- Born: Chad
- Occupations: Trade unionist, sociologist, court clerk
- Organization(s): Union of Trade Union of chad (UST); Federation of Public Sector Trade Unions of Chad; Tournons La Page – Tchad
- Known for: Labor activism and pro-democracy advocacy

= Kamadji Demba Karyom =

Chadian Court clerk, sociologist, trade unionist and activist

Kamadji Demba Karyom is a Chadian Court clerk, sociologist, trade unionist and activist known for her involvement in labour movement and pro-democracy in Chad.

==Early life and education==
Kamadji Demba Karyom is trained as a sociologist and works as a court clerk. She has also actively been involved in some political and social issues in Chad, mainly that of the labor right and women's empowerment.

==Career==
Karyom is a member of the Union of Trade Unions of Chad (UST) and the Federation of Public Sector Trade Unions of Chad (FSPT), She also serves on the independent anti-corruption authority.

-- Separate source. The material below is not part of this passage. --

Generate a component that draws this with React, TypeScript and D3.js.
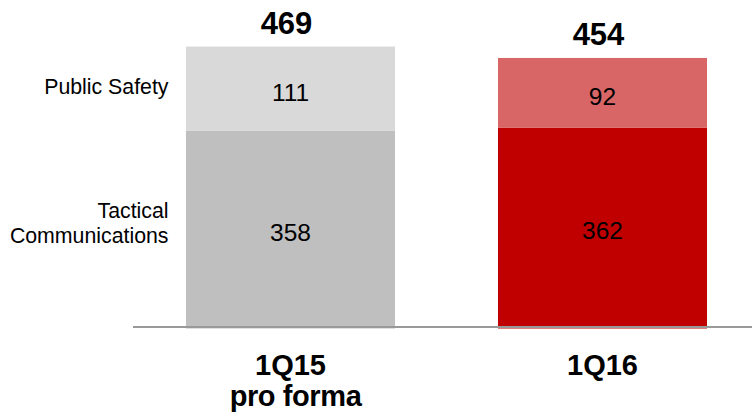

She also served as the president of the Women's Committee of the Court Clerks' Union (Synagref), where she promotes women participation in union leadership. She is a member of the civil society movement (Tournons La Page-Chad) which advocates for democratic government and political reform.

==Activism==
Karyom is known for her opposition to the government of the former president Idriss Déby and has been involved in protests austerity measures and restrictions of union freedom.

She has participated in several international conferences, mostly in Europe, where she spoke about labour rights, political repression in Chad, and the role of foreign military presence in Africa.

==Recognition==
She is considered one of the emerging female leaders in Chad's trade union movement and has been highlighted international media for her activism.